3. Network requirements for satisfactory VR
Even with good hardware, network performance affects VR experiences. Insufficient bandwidth causes buffering in streaming VR video, which can be uncomfortable. High latency during online VR games can cause poor gameplay or increase the chance of motion-related discomfort. The following summarizes typical home network recommendations for VR.
3.1 Recommended bandwidth and latency
For VR video streaming, bandwidth requirements are high. According to an industry white paper on VR transport requirements, watching 4K panoramic video requires roughly 25 Mbps, while 8K panoramic video requires roughly 100 Mbps. The cited formula is: per-frame pixel count (7680 * 3840) * color depth (8 bit) * frame rate (30 fps) * YUV420 sampling (3/2) * H.264 compression ratio (1/165) * empirical factor (1.5).
To improve viewing experience, panoramic VR is moving toward 8K sources, so plan network capacity based on 8K requirements. Also consider the number of VR devices in a household. Assuming an average household size of about 3 people and 1–3 VR devices per home, a 100–300 Mbps broadband plan is recommended for typical family use.
For VR gaming, bandwidth needs are lower than video streaming, but latency requirements are tighter. Online VR games primarily transmit control and state data; to reduce motion sickness, network latency plus device processing latency should remain below about 20 ms. Device processing latency includes the display refresh interval (≈11.1 ms at 90 Hz), sensor sampling time (≈1 ms), and GPU render time (a few milliseconds), leaving limited budget for network transport time. For low-latency requirements, fiber broadband is recommended.

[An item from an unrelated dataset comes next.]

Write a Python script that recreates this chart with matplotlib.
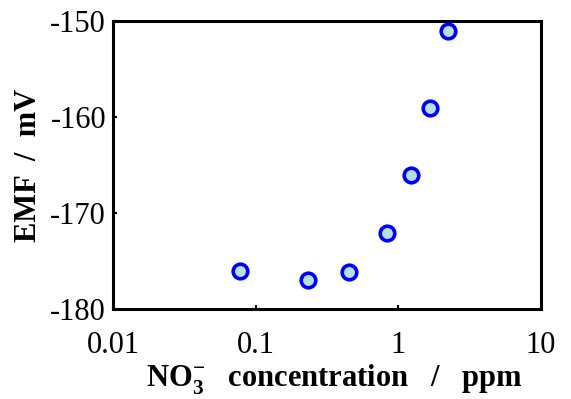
import matplotlib
matplotlib.use("Agg")
import matplotlib.pyplot as plt
from matplotlib.ticker import FixedLocator, NullLocator

# data
conc_ppm = [0.078, 0.232, 0.453, 0.833, 1.23, 1.67, 2.22]
emf_mv = [-176.0, -177.0, -176.1, -172.1, -166.0, -159.1, -151.0]

x_ticks = [0.01, 0.1, 1, 10]
x_tick_labels = ["0.01", "0.1", "1", "10"]
y_ticks = [-180, -170, -160, -150]

plt.rcParams['font.family'] = ['Liberation Serif', 'DejaVu Serif']
plt.rcParams['axes.unicode_minus'] = False
plt.rcParams['mathtext.fontset'] = 'custom'
plt.rcParams['mathtext.rm'] = 'Liberation Serif'
plt.rcParams['mathtext.bf'] = 'Liberation Serif:bold'

fig = plt.figure(figsize=(5.71, 3.99), dpi=100)
ax = fig.add_axes([113 / 571, 1 - 309 / 399, 428 / 571, 288 / 399])

ax.plot(conc_ppm, emf_mv, linestyle='none', marker='o', ms=10.5,
        mfc='#b8e0e4', mec='#0000ff', mew=2.6, clip_on=False, zorder=5)

ax.set_xscale('log')
ax.set_xlim(0.01, 10)
ax.set_ylim(-180, -150)
ax.xaxis.set_major_locator(FixedLocator(x_ticks))
ax.xaxis.set_minor_locator(NullLocator())
ax.set_xticklabels(x_tick_labels)
ax.set_yticks(y_ticks)

for s in ax.spines.values():
    s.set_linewidth(2.2)
ax.tick_params(direction='in', length=3, width=1.5, labelsize=22)
ax.tick_params(axis='x', pad=16)
ax.tick_params(axis='y', pad=5)

ax.set_xlabel(r"NO$_\mathbf{3}^{\mathbf{-}}$   concentration   /   ppm",
              fontsize=22, fontweight='bold')
ax.xaxis.set_label_coords(0.518, -0.185)
ax.set_ylabel("EMF  /  mV", fontsize=22, fontweight='bold', labelpad=5)

fig.savefig("out.png", dpi=100)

Considering both streaming and interactive scenarios, a household fiber plan in the 100–300 Mbps range is a practical recommendation today.

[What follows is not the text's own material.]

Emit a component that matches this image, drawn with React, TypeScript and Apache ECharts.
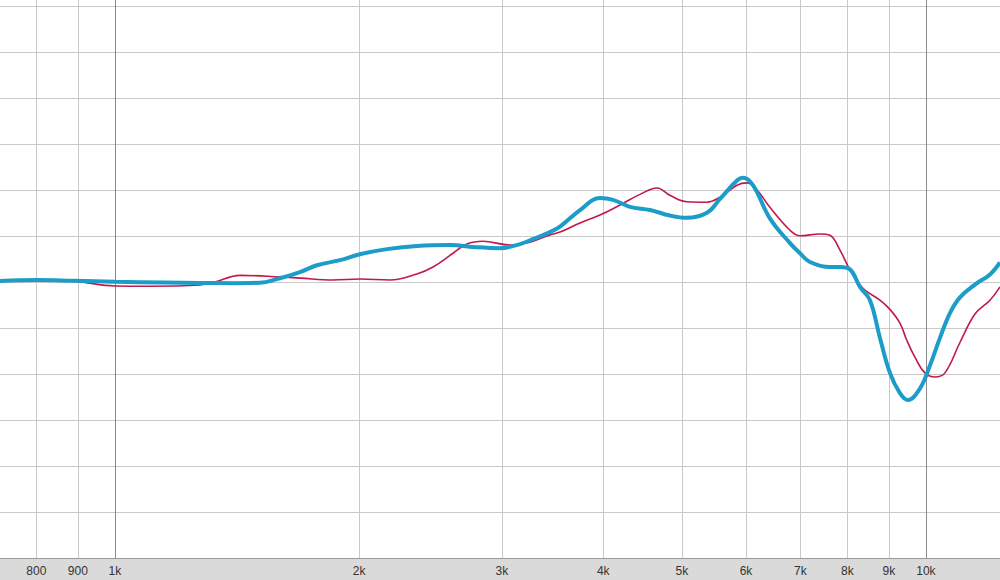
import { useEffect, useRef } from 'react';
import * as echarts from 'echarts';

const tickFreqs = [800, 900, 1000, 2000, 3000, 4000, 5000, 6000, 7000, 8000, 9000, 10000];
const tickLabels = ['800', '900', '1k', '2k', '3k', '4k', '5k', '6k', '7k', '8k', '9k', '10k'];

const blueFreqs = [721, 800, 893, 1000, 1150, 1273, 1400, 1509, 1584, 1691, 1774, 1894, 2005, 2165, 2357, 2589, 2795, 2983, 3158, 3249, 3439, 3538, 3745, 3963, 4113, 4315, 4568, 4834, 5073, 5370, 5572, 5848, 5949, 6119, 6420, 6798, 6994, 7194, 7613, 7834, 8059, 8291, 8530, 8776, 9028, 9288, 9502, 9831, 10114, 10406, 10705, 11013, 11494, 11994, 12339];
const blueDb = [0.18, 0.29, 0.2, 0.1, 0.02, -0.03, -0.05, 0.0, 0.4, 1.16, 1.9, 2.45, 3.1, 3.65, 4.0, 4.1, 3.85, 3.75, 4.2, 4.6, 5.5, 6.1, 7.9, 9.2, 9.0, 8.25, 7.9, 7.3, 7.05, 7.6, 9.1, 11.1, 11.4, 10.6, 7.0, 4.3, 3.2, 2.25, 1.7, 1.7, 1.45, -0.45, -1.9, -6.0, -9.8, -12.0, -12.75, -11.5, -9.0, -6.0, -3.3, -1.6, -0.2, 0.9, 2.2];

const redFreqs = [721, 800, 893, 1000, 1104, 1273, 1328, 1426, 1600, 1691, 1857, 2005, 2183, 2357, 2467, 2611, 2716, 2843, 3069, 3249, 3439, 3538, 3745, 3963, 4196, 4440, 4660, 4834, 5073, 5370, 5572, 5848, 6016, 6188, 6420, 6798, 6994, 7401, 7613, 7834, 8059, 8362, 8776, 9028, 9288, 9465, 9692, 9972, 10259, 10554, 11013, 11494, 11994, 12339];
const redDb = [0.18, 0.29, 0.15, -0.35, -0.38, -0.25, 0.08, 0.8, 0.62, 0.5, 0.3, 0.4, 0.3, 0.95, 1.7, 3.2, 4.2, 4.5, 4.1, 4.4, 5.2, 5.5, 6.5, 7.35, 8.45, 9.6, 10.3, 9.5, 8.8, 8.75, 9.3, 10.6, 10.85, 10.1, 8.2, 5.7, 5.1, 5.3, 5.15, 3.55, 1.4, -0.6, -1.9, -2.9, -4.4, -6.2, -8.1, -9.8, -10.25, -9.8, -6.5, -3.4, -1.9, -0.45];

const lightGrid = '#c9c9c9';
const darkGrid = '#8a8a8a';

export default function App() {
  const ref = useRef<HTMLDivElement>(null);
  useEffect(() => {
    if (!ref.current) return;
    const chart = echarts.init(ref.current, undefined, { renderer: 'svg' });
    const splitColors = tickFreqs.map((f) => (f === 1000 || f === 10000 ? darkGrid : lightGrid));
    chart.setOption({
      animation: false,
      backgroundColor: '#dadada',
      grid: {
        show: true,
        left: 0,
        right: 0,
        top: 0,
        bottom: 21.3,
        backgroundColor: '#ffffff',
        borderWidth: 0,
      },
      xAxis: {
        type: 'log',
        min: 721.5,
        max: 12340,
        axisLine: { show: true, onZero: false, lineStyle: { color: '#9a9a9a', width: 1 } },
        axisTick: { show: false, customValues: tickFreqs },
        axisLabel: {
          customValues: tickFreqs,
          margin: 6,
          fontSize: 12,
          color: '#333333',
          fontFamily: 'Liberation Sans, Arial, sans-serif',
          formatter: (v: number) => {
            const i = tickFreqs.indexOf(Math.round(v));
            return i >= 0 ? tickLabels[i] : '';
          },
        },
        splitLine: { show: true, lineStyle: { color: splitColors, width: 1 } },
      },
      yAxis: {
        type: 'value',
        min: -30,
        max: 30.73,
        interval: 5,
        axisLine: { show: false },
        axisTick: { show: false },
        axisLabel: { show: false },
        splitLine: { show: true, showMaxLine: false, lineStyle: { color: lightGrid, width: 1 } },
      },
      series: [
        {
          type: 'line',
          name: 'red',
          data: redFreqs.map((f, i) => [f, redDb[i]]),
          showSymbol: false,
          smooth: 0.4,
          lineStyle: { color: '#c2184b', width: 1.6 },
          itemStyle: { color: '#c2184b' },
          z: 2,
        },
        {
          type: 'line',
          name: 'blue',
          data: blueFreqs.map((f, i) => [f, blueDb[i]]),
          showSymbol: false,
          smooth: 0.4,
          lineStyle: { color: '#1b9cc9', width: 4 },
          itemStyle: { color: '#1b9cc9' },
          z: 3,
        },
      ],
    });
    return () => chart.dispose();
  }, []);
  return (
    <div
      ref={ref}
      style={{ position: 'fixed', left: 0, top: 0, width: 1000, height: 580 }}
    />
  );
}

3.2 Growing network requirements
First, VR remains in an early or introductory stage; in the next 1–2 years significant improvements are expected in resolution, frame rate, FoV, and reduced motion discomfort. Second, social features continue to be integrated into VR applications, including VR chat and multiplayer VR games. As a result, over the coming years consumer VR will demand higher home bandwidth and lower network latency.